Analysis of the reference sequence shows that 5% of the human genome is duplicated2. These segmental duplications, defined as multiple regions sharing at least 1 kb of 90% identical sequence, are thought to have had a key role in human genome evolution11 and may be responsible, through nonallelic homologous recombination (NAHR), for many chromosome rearrangements leading to disease12. Both Iafrate et al. and Sebat et al. report a higher than expected association of LCVs with known segmental duplications and with regions associated with human genetic disease or cancer. This suggests that LCVs and other genomic rearrangements might have a common mechanistic basis.

It also has been suggested that large segmental duplications could complicate sequence assembly and lead to gaps in the sequence13. Iafrate et al. note that 12.7% of LCVs are located in the 100 kb of gaps in the current sequence assembly. Similarly, LCVs with high sequence homology might be assembled out of the reference sequence. Furthermore, the reference sequence was produced from clone libraries generated from a small number of individuals, and so most LCVs would not be represented in the libraries. This raises the question, “What is the sequence of the normal human genome?” Much more detailed sequence analysis of LCVs in a large number of individuals will be needed to address this issue.

In both studies, a high proportion of LCVs overlapped with known genes. Further studies of these genes in individuals with different copy numbers will be interesting, as copy-number differences will probably be found to influence gene expression14. Alternatively, regulatory mechanisms could compensate for differences in copy number between individuals. While LCVs have been identified in phenotypically normal individuals, we cannot determine the phenotypic consequences of such large polymorphisms. Some of these LCVs may be associated with age-related susceptibilities to disease, and deletion polymorphisms may reveal recessive mutations with phenotypic consequences.
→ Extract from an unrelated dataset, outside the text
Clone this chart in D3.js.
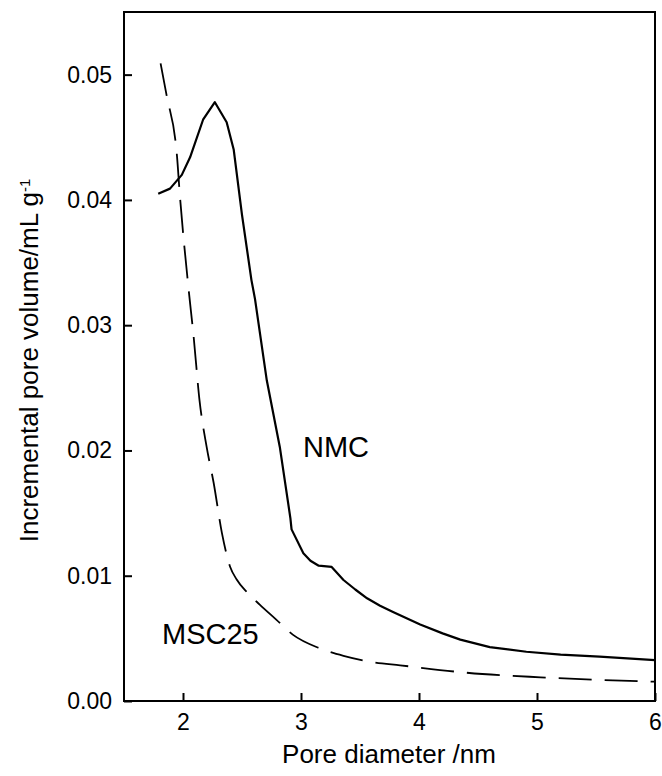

A recent study of 50 individuals with learning disability and dysmorphology identified five LCVs that were inherited from normal parents and so did not segregate with the disease phenotype15. These observations underscore the importance of identifying LCVs in the normal population so that we can gauge the importance of copy-number changes in individuals with diseases.

Both Iafrate et al. and Sebat et al. report that LCVs are frequently located in regions of the genome that are susceptible to rearrangement, particularly by NAHR. The copy-number variation found in LCVs could certainly be generated by NAHR, suggesting that there may be a common mechanism for disease-associated and normal copy-number variation. If this turns out to be true, the LCVs themselves may point to unstable regions of the genome at which new disease-associated rearrangements may be found in the future.